J’ai dévoré ce roman en deux après-midi, donc il est impossible de dire que sa lecture soit malaisée ou désagréable, loin de là. Pour autant, je ne suis pas pleinement convaincue cette fois-ci. J’ai malheureusement très vite compris comment les choses allaient tourner. Je n’ai pas vraiment été surprise par l’évolution des personnages ni par leur destin, et cela m’a un peu chiffonnée. J’ai eu l’impression de lire une version à la fois similaire et différente de Cassandra, et il faut dire que la recette est assez proche : des jeunes femmes pauvres, heurtées par la misère et la méchanceté humaine, la découverte d’un Ailleurs – de manière plus ou moins volontaire -, la question des enfants nés hors mariage, l’envie de refonder sa vie, de repartir de zéro, le choc des cultures, les embûches une fois arrivés en Australie… Bien entendu, tout ceci fonctionne très bien, et comme je le disais plus haut, mais j’aime être surprise, décontenancée et là, cela n’a pas été le cas.

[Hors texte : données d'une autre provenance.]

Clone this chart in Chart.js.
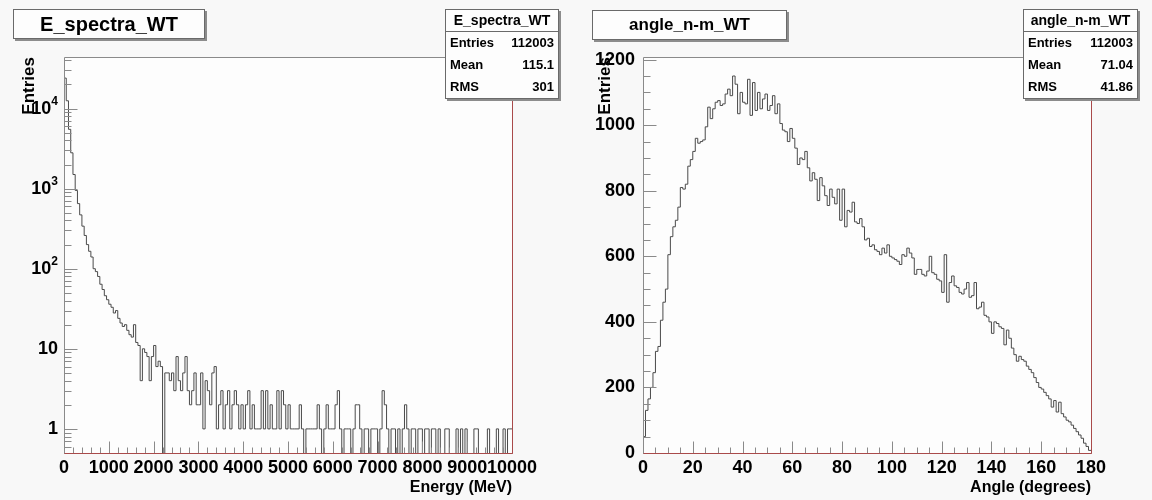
<!DOCTYPE html>
<html>
<head>
<meta charset="utf-8">
<title>E_spectra_WT / angle_n-m_WT</title>
<script src="https://cdn.jsdelivr.net/npm/chart.js"></script>
<style>
  body { margin: 0; background: #f8f8f8; font-family: "Liberation Sans", Arial, sans-serif; }
  #page { position: relative; width: 1152px; height: 500px; overflow: hidden; }
  canvas { position: absolute; top: 0; }
  .title { position: absolute; height: 28px; line-height: 28px; border: 1px solid #6a6a6a;
           background: #fdfdfd; box-shadow: 2px 2px 0 #8c8c8c; font-weight: bold; text-align: center; }
  .stats { position: absolute; border: 1px solid #6a6a6a; background: #fdfdfd;
           box-shadow: 2px 2px 0 #8c8c8c; font-weight: bold; font-size: 13px; }
  .stats .head { text-align: center; font-size: 14px; height: 21px; line-height: 21px; border-bottom: 1px solid #6a6a6a; }
  .stats .row { display: flex; justify-content: space-between; padding: 0 4px; height: 22px; line-height: 22px; }
</style>
</head>
<body>
<div id="page">
  <canvas id="energyChart" width="576" height="500" style="left:0"></canvas>
  <canvas id="angleChart" width="576" height="500" style="left:576px"></canvas>

  <!-- title boxes -->
  <div class="title" style="left:13px;top:9px;width:190px;font-size:20px">E_spectra_WT</div>
  <div class="title" style="left:592px;top:10px;width:193px;font-size:17px">angle_n-m_WT</div>

  <!-- stat boxes -->
  <div class="stats" style="left:445px;top:9px;width:112px">
    <div class="head">E_spectra_WT</div>
    <div class="row"><span>Entries</span><span>112003</span></div>
    <div class="row"><span>Mean</span><span>115.1</span></div>
    <div class="row"><span>RMS</span><span>301</span></div>
  </div>
  <div class="stats" style="left:1023px;top:9px;width:113px">
    <div class="head">angle_n-m_WT</div>
    <div class="row"><span>Entries</span><span>112003</span></div>
    <div class="row"><span>Mean</span><span>71.04</span></div>
    <div class="row"><span>RMS</span><span>41.86</span></div>
  </div>
</div>

<script>
  // ---- energy spectrum: 200 bins of 50 MeV, 0..10000 MeV ----
  const energyBinWidth = 50;
  const energyCounts = [
    24000, 12500, 5500, 2800, 1500, 950, 650, 470, 340, 260,
    200, 165, 140, 100, 92, 80, 64, 55, 46, 41,
    36, 33, 28, 30, 24, 21, 19, 20, 17, 15,
    14, 20, 12, 11, 4, 10, 9, 8, 4, 8,
    11, 6, 7, 6, 0, 5, 5, 4, 5, 3,
    8, 4, 3, 5, 8, 3, 2, 3, 5, 2,
    2, 5, 1, 4, 3, 2, 5, 6, 1, 2,
    3, 1, 2, 3, 1, 2, 3, 2, 1, 2,
    1, 2, 3, 1, 2, 1, 1, 1, 3, 1,
    3, 1, 2, 1, 1, 3, 1, 3, 2, 1,
    2, 1, 1, 1, 1, 2, 1, 0, 1, 1,
    1, 1, 1, 2, 1, 0, 1, 2, 1, 1,
    1, 2, 3, 1, 0, 1, 1, 1, 0, 1,
    2, 2, 1, 0, 1, 1, 0, 1, 1, 1,
    0, 1, 3, 2, 1, 0, 1, 1, 0, 1,
    0, 1, 2, 1, 0, 1, 1, 0, 1, 1,
    0, 1, 1, 0, 1, 1, 0, 1, 0, 0,
    1, 1, 0, 0, 0, 1, 0, 1, 0, 1,
    0, 0, 0, 1, 1, 0, 0, 0, 0, 1,
    0, 0, 0, 1, 0, 0, 1, 0, 1, 1
  ];
  const energyXTicks = [0, 1000, 2000, 3000, 4000, 5000, 6000, 7000, 8000, 9000, 10000];
  const energyYTicks = [1, 10, 100, 1000, 10000];
  const energyYBase = ['1', '10', '10', '10', '10'];
  const energyYExp = ['', '', '2', '3', '4'];

  // ---- angle n-m: 180 bins of 1 degree ----
  const angleBinWidth = 1;
  const angleCounts = [
    50, 130, 165, 200, 245, 310, 325, 405, 460, 500,
    605, 660, 690, 710, 750, 810, 805, 820, 875, 895,
    920, 960, 945, 950, 955, 995, 1055, 1020, 1050, 1070,
    1075, 1060, 1065, 1095, 1110, 1090, 1150, 1125, 1035, 1100,
    1070, 1065, 1140, 1030, 1130, 1045, 1100, 1050, 1080, 1095,
    1045, 1060, 1090, 1035, 1065, 1005, 985, 980, 950, 990,
    960, 930, 880, 900, 895, 920, 870, 830, 855, 835,
    770, 840, 815, 785, 755, 805, 780, 760, 805, 710,
    805, 690, 740, 735, 765, 705, 700, 715, 690, 650,
    655, 630, 635, 620, 615, 605, 625, 610, 635, 600,
    595, 590, 585, 575, 605, 600, 625, 610, 595, 545,
    560, 560, 545, 540, 555, 600, 550, 545, 530, 525,
    490, 605, 460, 520, 540, 510, 505, 490, 485, 500,
    520, 475, 480, 520, 440, 445, 460, 420, 415, 400,
    365, 400, 395, 385, 380, 330, 375, 350, 320, 300,
    280, 295, 285, 280, 265, 255, 245, 230, 215, 200,
    195, 185, 175, 165, 140, 160, 125, 155, 120, 110,
    100, 95, 85, 75, 65, 55, 45, 30, 20, 8
  ];
  const angleXTicks = [0, 20, 40, 60, 80, 100, 120, 140, 160, 180];
  const angleYTicks = [0, 200, 400, 600, 800, 1000, 1200];

  const tickFont = { family: '"Liberation Sans", Arial, sans-serif', size: 18, weight: 'bold' };
  const titleFont = { family: '"Liberation Sans", Arial, sans-serif', size: 16, weight: 'bold' };
  const lineColor = '#4a4a4a';

  // histogram outline points: left bin edges + closing right edge
  function histPoints(counts, width, zeroAs) {
    const pts = counts.map((c, i) => ({ x: i * width, y: (c === 0 && zeroAs !== undefined) ? zeroAs : c }));
    const last = pts[pts.length - 1].y;
    pts.push({ x: counts.length * width, y: last });
    return pts;
  }

  function steps(from, to, step) {
    const out = [];
    for (let v = from; v <= to + 1e-9; v += step) out.push(v);
    return out;
  }

  const fixedTicks = list => s => { s.ticks = list.map(v => ({ value: v })); };

  // ROOT-like frame: inward ticks, grey top/left, red right/bottom
  function rootFrame(cfg) {
    return {
      id: 'rootFrame',
      beforeDraw(chart) {
        const { ctx, chartArea: a } = chart;
        ctx.save();
        ctx.fillStyle = '#fdfdfd';
        ctx.fillRect(a.left, a.top, a.right - a.left, a.bottom - a.top);
        ctx.restore();
      },
      afterDraw(chart) {
        const { ctx, chartArea: a, scales: { x, y } } = chart;
        const L = Math.round(a.left) + 0.5, R = Math.round(a.right) + 0.5;
        const T = Math.round(a.top) + 0.5, B = Math.round(a.bottom) + 0.5;
        ctx.save();
        ctx.lineWidth = 1;
        ctx.strokeStyle = '#8a8a8a';
        ctx.beginPath();
        cfg.xMinor.forEach(v => { const p = Math.round(x.getPixelForValue(v)) + 0.5; ctx.moveTo(p, B); ctx.lineTo(p, B - 6); });
        cfg.xMajor.forEach(v => { const p = Math.round(x.getPixelForValue(v)) + 0.5; ctx.moveTo(p, B); ctx.lineTo(p, B - 12); });
        cfg.yMinor.forEach(v => { const p = Math.round(y.getPixelForValue(v)) + 0.5; ctx.moveTo(L, p); ctx.lineTo(L + 7, p); });
        cfg.yMajor.forEach(v => { const p = Math.round(y.getPixelForValue(v)) + 0.5; ctx.moveTo(L, p); ctx.lineTo(L + 13, p); });
        ctx.stroke();

        // frame lines
        ctx.strokeStyle = '#8a8a8a';
        ctx.beginPath();
        ctx.moveTo(L, B); ctx.lineTo(L, T); ctx.lineTo(R, T);
        ctx.stroke();
        ctx.strokeStyle = '#a94a4a';
        ctx.beginPath();
        ctx.moveTo(R, T); ctx.lineTo(R, B); ctx.lineTo(L, B);
        ctx.stroke();

        // log-axis labels with superscripts
        if (cfg.logLabels) {
          ctx.fillStyle = '#000';
          ctx.textBaseline = 'middle';
          ctx.textAlign = 'left';
          cfg.logLabels.values.forEach((v, i) => {
            const p = y.getPixelForValue(v);
            ctx.font = 'bold 12px "Liberation Sans", Arial, sans-serif';
            const ew = cfg.logLabels.exps[i] ? ctx.measureText(cfg.logLabels.exps[i]).width : 0;
            ctx.font = 'bold 18px "Liberation Sans", Arial, sans-serif';
            const bw = ctx.measureText(cfg.logLabels.bases[i]).width;
            const right = a.left - 6;
            ctx.fillText(cfg.logLabels.bases[i], right - ew - bw, p);
            if (ew) {
              ctx.font = 'bold 12px "Liberation Sans", Arial, sans-serif';
              ctx.fillText(cfg.logLabels.exps[i], right - ew, p - 7);
            }
          });
        }
        ctx.restore();
      }
    };
  }

  // log minor ticks 2..9 x decade inside the range
  const energyYMin = 0.5, energyYMax = 44000;
  const energyYMinor = [];
  [0.1, 1, 10, 100, 1000, 10000].forEach(d => {
    for (let k = 2; k <= 9; k++) {
      const v = k * d;
      if (v >= energyYMin && v <= energyYMax) energyYMinor.push(v);
    }
  });

  // Energy spectrum (log y)
  new Chart(document.getElementById('energyChart'), {
    type: 'line',
    data: {
      datasets: [{
        data: histPoints(energyCounts, energyBinWidth, 0.1),
        stepped: true,
        borderColor: lineColor,
        borderWidth: 1,
        pointRadius: 0,
        fill: false
      }]
    },
    options: {
      responsive: false,
      animation: false,
      events: [],
      layout: { padding: { left: 0, right: 64, top: 57, bottom: 0 } },
      plugins: { legend: { display: false }, tooltip: { enabled: false } },
      scales: {
        x: {
          type: 'linear', min: 0, max: 10000,
          grid: { display: false, drawTicks: false },
          border: { display: false },
          afterBuildTicks: fixedTicks(energyXTicks),
          ticks: { autoSkip: false, maxRotation: 0, padding: 4, color: '#000', font: tickFont,
                   callback: v => String(v) },
          title: { display: true, text: 'Energy (MeV)', align: 'end', color: '#000', font: titleFont,
                   padding: { top: 0, bottom: 3 } },
          afterFit: s => { s.height = 47; }
        },
        y: {
          type: 'logarithmic', min: energyYMin, max: energyYMax,
          grid: { display: false, drawTicks: false },
          border: { display: false },
          ticks: { display: false },
          title: { display: true, text: 'Entries', align: 'end', color: '#000', font: { ...titleFont, size: 17 },
                   padding: { top: 19, bottom: 0 } },
          afterFit: s => { s.width = 64; }
        }
      }
    },
    plugins: [rootFrame({
      xMajor: energyXTicks,
      xMinor: steps(0, 10000, 200),
      yMajor: energyYTicks,
      yMinor: energyYMinor,
      logLabels: { values: energyYTicks, bases: energyYBase, exps: energyYExp }
    })]
  });

  // Angle distribution (linear y)
  new Chart(document.getElementById('angleChart'), {
    type: 'line',
    data: {
      datasets: [{
        data: histPoints(angleCounts, angleBinWidth),
        stepped: true,
        borderColor: lineColor,
        borderWidth: 1,
        pointRadius: 0,
        fill: false
      }]
    },
    options: {
      responsive: false,
      animation: false,
      events: [],
      layout: { padding: { left: 0, right: 61, top: 57, bottom: 0 } },
      plugins: { legend: { display: false }, tooltip: { enabled: false } },
      scales: {
        x: {
          type: 'linear', min: 0, max: 180,
          grid: { display: false, drawTicks: false },
          border: { display: false },
          afterBuildTicks: fixedTicks(angleXTicks),
          ticks: { autoSkip: false, maxRotation: 0, padding: 4, color: '#000', font: tickFont,
                   callback: v => String(v) },
          title: { display: true, text: 'Angle (degrees)', align: 'end', color: '#000', font: titleFont,
                   padding: { top: 0, bottom: 3 } },
          afterFit: s => { s.height = 47; }
        },
        y: {
          type: 'linear', min: 0, max: 1208,
          grid: { display: false, drawTicks: false },
          border: { display: false },
          afterBuildTicks: fixedTicks(angleYTicks),
          ticks: { autoSkip: false, padding: 8, color: '#000', font: tickFont,
                   callback: v => String(v) },
          title: { display: true, text: 'Entries', align: 'end', color: '#000', font: { ...titleFont, size: 17 },
                   padding: { top: 19, bottom: 0 } },
          afterFit: s => { s.width = 67; }
        }
      }
    },
    plugins: [rootFrame({
      xMajor: angleXTicks,
      xMinor: steps(0, 180, 5),
      yMajor: angleYTicks,
      yMinor: steps(0, 1200, 50)
    })]
  });
</script>
</body>
</html>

Ainsi, si vous êtes fan de romances douces parcourues du souffle de l’évasion, jetez-vous sur Les Pionnières, si vous avez envie d’une lecture tranquille et dépaysante, ne boudez pas votre plaisir ; mais n’attendez pas forcément un soupçon d’originalité qui chamboulera vos sens de lecteur. C’est là mon vrai regret. En conclusion, Les Pionnières est une très agréable lecture, avec laquelle j’ai passé un doux moment, malgré la déception d’une structure déjà connue.